It began when I started reading this series:
(Fun, clever and occasionally heart-rending.)
It was rather continuity heavy (seeing as the plot largely concerned Booster time-traveling through the DC universe setting things right) but nothing I couldn't wing with an occasional peek at Wikipedia. It was a bigger obstacle figuring out its jumping-on-point when I hadn't read 52, which the entire series was a direct continuation of (notice the issue title!).
And so...
I started reading that.
(Absolutely brilliant)
And then I was fine, because 52, as it went on, got to become fairly self-contained (it was originally just going to explain what the characters of the DC universe did between the end of Infinite Crisis and the beginning of One Year Later, but took on a life of its own). I was satisfied.
I started reading Booster Gold again.
(Still pretty great.)
Until I reached the arc where Booster goes back in time to meet up with Ted "Blue Beetle" Kord to prevent his murder. I realized I didn't know anything about Ted's murder beyond who did it.
So I went back and read the comic where the murder took place (which was quite an event at the time):
(Dark, heartbreaking and infuriatingly well-written).
It was very upsetting for a Ted fan like me, and made me CRAZY MAD at Batman (and pretty much the entire Justice League). I needed to know if Batman (and the JL) ever had to deal with the consequences of their actions! Of course, Ted was killed in Countdown to Infinite Crisis, and Infinite Crisis was a massive company-wide crossover, so I carefully picked my way through it to find specifically how the fallout affected Batman:
(Middling to fair.)
I only got madder realizing Infinite Crisis seemed to mostly be about killing off the former members of Justice League International.
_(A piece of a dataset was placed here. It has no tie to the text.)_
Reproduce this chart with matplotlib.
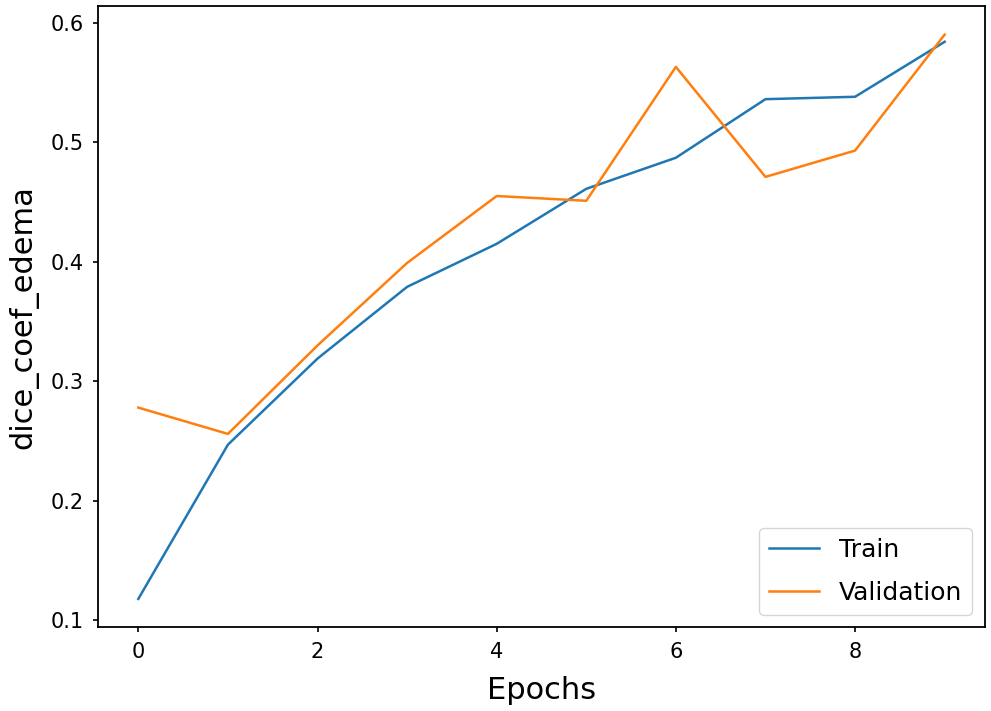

Furthermore the only "consequences" Batman seemed to face for his part in Ted's death was Booster yelling at him for two panels before Superman intervened (Superman: "Blame will be laid later." Booster: "Who're you kidding, no it won't.")
MAYBE if I read more Infinite Crisis comics I would find some closure.
(
Cheap melodrama.)
By the way, finding a good chronology of issues for the entirety of IC is impossible! I'm, like, halfway through four IC crossover miniseries and they're all so bad.
(Except this one which seems promising so far.)
Also, IC featured several Blue Beetle villains I'd never heard about before, not to mention it started getting pretty traumatic encountering yet another panel of Ted's brains splattered on the floor every sixth page, so I went even further back, to the eighties:
(Bad to mediocre, with way too many subplots.)
It gave me a new appreciation of Countdown to Infinite Crisis, which subtly references important moments of Ted's crimefighting career. Of course, the Blue Beetle eighties comics (known as vol 1) weren't the first comics featuring Ted Kord, they were instead the first comics DC made about him after they purchased him (and a handful other superheroes) from a rival company, Charlton Comics.
Which means once I've finished the eighties' series I'm pretty sure I'm going to head even further back, to the sixties:
And that's where we're at right now. I've yet to finish all of Infinite Crisis, Blue Beetle vol 1, and not to mention Booster Gold vol 2.
When it comes to cape comics I kinda both love and hate the convoluted continuity -- it's so different from the other comics I read. I like how all the characters are connected in some way, even if they've hardly met.
It's actually the only way I can really appreciate DC's heaviest hitter (pun unintended), Superman. I'm loathe to pick up a comic where he's the main character, but I absolutely love seeing him through other characters' eyes.
And while tracking the continuity of these two characters (Beetle and Booster) is hard (Booster debuted in eighties for chrissakes, it's not that long ago), I comfort myself with the knowledge that it's not as complicated as, say, Cyclops or Wolverine.